GamingIndika’s Story About Religious Trauma Is Utterly Fascinating

Aria Lane2 weeks ago917 min


2024 has been a year of many big releases, and I’ve played quite a lot of them, which means plenty more games inevitably fall through the cracks. It’s rare that, during a busy release year, I get a chance to check out a game months after it came out, and it’s even more rare that I fall in love with it. But that’s exactly what happened when I got around to playing Indika, a third-person adventure game that was released back in May. Now, I can’t believe I waited so long to experience it. Indika is one of the most fascinating releases of the year, blending friction-filled gameplay with a narrative that dissects religious trauma.

The first major task players undertake in Indika is filling a large barrel full of water. In the 19th-century Russian convent where Indika—the titular protagonist—lives as one of many nuns, that job means walking back and forth between the barrel and a well with only a small bucket to get the task done. It takes you five trips to fill the barrel to the brim, at which point one of your superiors casually walks by and purposefully pushes it over, emptying the barrel of the fruit of your labor. You might ask yourself, “What was the point of filling the barrel then?” That’s the neat part! It was pointless, and it’s just the start of the frustrations you and Indika will have to deal with along this roughly five-hour journey.

A nun prays while the ceiling above her cracks open, bathing the room in red light

Image: 11 bit studios

Everyone at the convent Indika lives hates the young nun for seemingly no reason. She is a quiet and overly worrisome follower of faith plagued by a voice in her head she believes is the devil constantly punishing her for every perceived sinful thought and action she has. One day Indika is asked to deliver a letter to a distant church away from the convent. Is this an important task given to her or just another piece of meaningless busy work that the rest of the nuns expect Indika won’t return from? Well, that’s up to you to decide.
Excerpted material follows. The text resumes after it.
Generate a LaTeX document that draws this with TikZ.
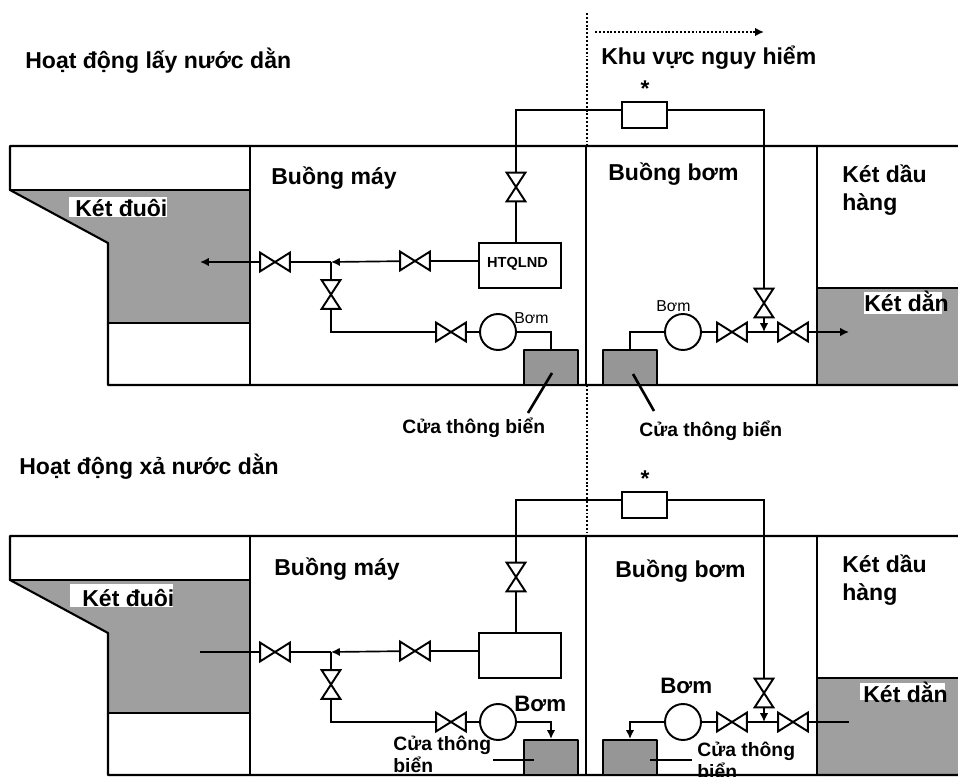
\documentclass[tikz,border=0pt]{standalone}
\usepackage{fontspec}
\setmainfont{Liberation Sans}
\usetikzlibrary{arrows.meta}

\tikzset{
  hull/.style={line width=1.2pt, line cap=round, line join=round},
  pipe/.style={line width=0.95pt, line join=miter},
  valvelines/.style={line width=1.1pt, line join=miter},
  valveh/.style={inner sep=0pt, minimum width=0.58cm, minimum height=0.36cm,
    append after command={\pgfextra{\let\vnode\tikzlastnode
      \draw [valvelines] (\vnode.north west) -- (\vnode.south west) -- (\vnode.north east) -- (\vnode.south east) -- cycle;}}},
  valvev/.style={inner sep=0pt, minimum width=0.36cm, minimum height=0.56cm,
    append after command={\pgfextra{\let\vnode\tikzlastnode
      \draw [valvelines] (\vnode.north west) -- (\vnode.north east) -- (\vnode.south west) -- (\vnode.south east) -- cycle;}}},
  pump/.style={draw, circle, line width=1.1pt, inner sep=0pt, minimum size=0.72cm},
  chest/.style={draw, hull, fill=gray!82, inner sep=0pt, minimum width=1.08cm, minimum height=0.7cm},
  box/.style={draw, line width=1.1pt, inner sep=0pt},
  lbl/.style={anchor=base west, inner sep=0pt, align=left, font=\bfseries\fontsize{13.1}{15.9}\selectfont},
  lblpump/.style={lbl, font=\bfseries\fontsize{12.7}{15}\selectfont},
  lblsmall/.style={anchor=base west, inner sep=0pt, font=\fontsize{9}{11}\selectfont},
  lblsea/.style={anchor=base west, inner sep=0pt, align=left, font=\bfseries\fontsize{11}{12.5}\selectfont},
  dots/.style={line width=1pt, dash pattern=on 1.1pt off 1.1pt}
}

\begin{document}
\begin{tikzpicture}[x=0.02cm, y=-0.02cm, >={Latex[length=5pt,width=4.8pt]}]

  \useasboundingbox (0,0) rectangle (958,777);

  \foreach \dy/\hh in {0/up, 390/lo} {
  \begin{scope}[shift={(0,\dy)}]

    % tanks
    \fill [gray!75] (10,190) -- (250,190) -- (250,323) -- (108,323) -- (108,243) -- cycle;
    \fill [gray!75] (817,288) rectangle (958,385);

    % hull
    \draw [hull] (958,146) -- (10,146) -- (10,190) -- (108,243) -- (108,385) -- (958,385);
    \draw [hull] (10,190) -- (250,190);
    \draw [hull] (108,323) -- (250,323);
    \draw [hull] (250,146) -- (250,385);
    \draw [hull] (586,146) -- (586,385);
    \draw [hull] (817,146) -- (817,385);
    \draw [hull] (817,288) -- (958,288);

    % boxes, pumps, valves
    \node [box, minimum width=1.64cm, minimum height=0.9cm] (\hh-sys) at (520,265.5) {};
    \node [box, minimum width=0.9cm, minimum height=0.52cm] (\hh-star) at (644.5,115) {};
    \node [pump] (\hh-pumpL) at (498,332) {};
    \node [pump] (\hh-pumpR) at (683,332) {};
    \node [chest] (\hh-chestL) at (551,367.5) {};
    \node [chest] (\hh-chestR) at (630,367.5) {};

    \node [valveh] (\hh-vA) at (275,262) {};
    \node [valveh] (\hh-vB) at (415,261) {};
    \node [valveh] (\hh-vC) at (451,332) {};
    \node [valveh] (\hh-vD) at (732,332) {};
    \node [valveh] (\hh-vE) at (793,332) {};
    \node [valvev] (\hh-vF) at (331,294.5) {};
    \node [valvev] (\hh-vG) at (516,187) {};
    \node [valvev] (\hh-vH) at (764,303) {};

    \coordinate (\hh-endL) at (200,262);
    \coordinate (\hh-teeL) at (331,262);
    \coordinate (\hh-cornL) at (331,332);
    \coordinate (\hh-upL) at (516,110);
    \coordinate (\hh-upR) at (764,110);
    \coordinate (\hh-teeR) at (764,332);
    \coordinate (\hh-endR) at (849,332);
    \coordinate (\hh-dropL) at (551,332);
    \coordinate (\hh-dropR) at (630,332);

    % pipes
    \draw [pipe] (\hh-sys.north -| \hh-vG) -- (\hh-vG);
    \draw [pipe] (\hh-vG) -- (\hh-upL) -- (\hh-star.west |- \hh-upL);
    \draw [pipe] (\hh-star.east |- \hh-upR) -- (\hh-upR) -- (\hh-vH);
    \draw [pipe] (\hh-sys.west |- \hh-vB) -- (\hh-vB);
    \draw [->][pipe] (\hh-vB) -- (\hh-teeL);
    \draw [pipe] (\hh-teeL) -- (\hh-vA);
    \draw [pipe] (\hh-teeL) -- (\hh-vF);
    \draw [pipe] (\hh-vF) -- (\hh-cornL) -- (\hh-vC);
    \draw [pipe] (\hh-vC) -- (\hh-pumpL);
    \draw [pipe] (\hh-pumpR) -- (\hh-vD);
    \draw [pipe] (\hh-vD) -- (\hh-vE);
    \draw [->][pipe] (\hh-vH) -- (\hh-teeR);

    % labels
    \node [lbl] (\hh-engine) at (\dy/130+271,185) {Buồng máy};
    \node [lbl] (\hh-cargo) at (842,210.5) {Két dầu\\hàng};
    \node [font=\bfseries\fontsize{13}{15.9}\selectfont, inner sep=0pt] (\hh-mark) at (645,89) {*};

  \end{scope}
  }

  % top part only
  \draw [->][pipe] (up-vA) -- (up-endL);
  \draw [->][pipe] (up-vE) -- (up-endR);
  \draw [pipe] (up-pumpL) -- (up-dropL) -- (up-chestL);
  \draw [pipe] (up-pumpR) -- (up-dropR) -- (up-chestR);

  % bottom part only
  \draw [pipe] (lo-vA) -- (lo-endL);
  \draw [pipe] (lo-vE) -- (lo-endR);
  \draw [->][pipe] (lo-pumpL) -- (lo-dropL) -- (lo-chestL);
  \draw [->][pipe] (lo-pumpR) -- (lo-dropR) -- (lo-chestR);

  % sea chest lines
  \coordinate (seaA) at (528,413);
  \coordinate (seaB) at (552,373);
  \coordinate (seaC) at (654,411);
  \coordinate (seaD) at (633,374);
  \coordinate (seaE) at (493,760);
  \coordinate (seaF) at (534,760);
  \coordinate (seaG) at (650,760);
  \coordinate (seaH) at (692,760);
  \draw [line width=1.5pt] (seaA) -- (seaB);
  \draw [line width=1.5pt] (seaC) -- (seaD);
  \draw [line width=1.5pt] (seaE) -- (seaF);
  \draw [line width=1.5pt] (seaG) -- (seaH);

  % danger zone
  \coordinate (zoneA) at (587,13);
  \coordinate (zoneB) at (587,146);
  \coordinate (zoneC) at (587,385);
  \coordinate (zoneD) at (587,533);
  \coordinate (zoneE) at (595,32);
  \coordinate (zoneF) at (764,32);
  \draw [dots] (zoneA) -- (zoneB);
  \draw [dots] (zoneC) -- (zoneD);
  \draw [->][dots] (zoneE) -- (zoneF);

  % white behind tank names
  \fill [white] (69,197) rectangle (167,217);
  \fill [white] (70,584) rectangle (173,607);
  \fill [white] (864,292) rectangle (942,314);
  \fill [white] (860,683) rectangle (945,700);

  % texts
  \node [lbl] (titleUp) at (25,69) {Hoạt động lấy nước dằn};
  \node [lbl] (titleLo) at (19,474) {Hoạt động xả nước dằn};
  \node [lbl] (zone) at (601,65) {Khu vực nguy hiểm};
  \node [lbl] (pumproomUp) at (608,181) {Buồng bơm};
  \node [lbl] (pumproomLo) at (615,577) {Buồng bơm};
  \node [lbl] (sternUp) at (75,216) {Két đuôi};
  \node [lbl] (sternLo) at (82,606) {Két đuôi};
  \node [lbl] (ballastUp) at (864,312) {Két dằn};
  \node [lbl] (ballastLo) at (863,702) {Két dằn};
  \node [font=\bfseries\fontsize{8.3}{10}\selectfont, inner sep=0pt] (sysname) at (517.5,264) {HTQLND};
  \node [lblsmall] (pumpUpL) at (514,323) {Bơm};
  \node [lblsmall] (pumpUpR) at (656,312) {Bơm};
  \node [lblpump] (pumpLoL) at (514,711) {Bơm};
  \node [lblpump] (pumpLoR) at (660,693) {Bơm};
  \node [lblsea] (seaUpL) at (402,433) {Cửa thông biển};
  \node [lblsea] (seaUpR) at (639,437) {Cửa thông biển};
  \node [lblsea] (seaLoL) at (393,772) {Cửa thông\\biển};
  \node [lblsea] (seaLoR) at (697,778) {Cửa thông\\biển};

\end{tikzpicture}
\end{document}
The journey requires Indika to navigate through progressively depressing locales in snow-covered Russia. She meets a handful of people along her path, all of whom act pretty shitty to her and the rest of the world. Sometimes you’ll encounter environmental puzzles that have you pushing crates and crawling through spaces. When the constant voice in Indika’s head gets overwhelming, her world will start shattering in ways that require you to press a button to pray away the twisted changes. It makes for some fascinating platforming puzzles during which you’ll intermittently pray to switch between the broken and normal versions of the world to get where you need to go.

One of the most interesting things Indika does is shift from the heavily realistic modern graphics the majority of the game uses to a retro 16-bit pixel style. These sections are flashbacks to Indika’s life before she became a nun and are wonderfully poignant moments of real emotional depth. You also collect points throughout the game that give you seemingly useless upgrades like “Shame” and “Guilt” which in turn only give you more points on a skill tree that seems to lead nowhere. Both of these artistic choices evoke the arcade era of gaming associated with racking up scores but not actually giving you a win-state, which mirrors the protagonist’s experience with the church.

In a pixel art-style, a young girl stands in front of a building

Image: 11 bit studios

Indika’s tour of pain and suffering in the shadow of religion isn’t subtle. It is pretty clear that the game sees the religious trauma Indika goes through as a meaningless result of the institution of religion’s failings. Its excellent execution, however, makes it an incredibly worthwhile experience. There is something endlessly compelling about stories dealing with the unique experience of femininity in relation to the institute of religion.

Playing Indika made me constantly think back on 2023’s Misericorde: Volume One, another fantastic narrative game focused on the complex emotions associated with religion acting as both a prison and an escape for women (please go play Misericorde). At the end of the day, Indika is just a broken woman searching for something to save her, and the institute of religion feeds on that vulnerability and only makes it worse. If you want to play something unlike anything else this year, you absolutely need to play Indika.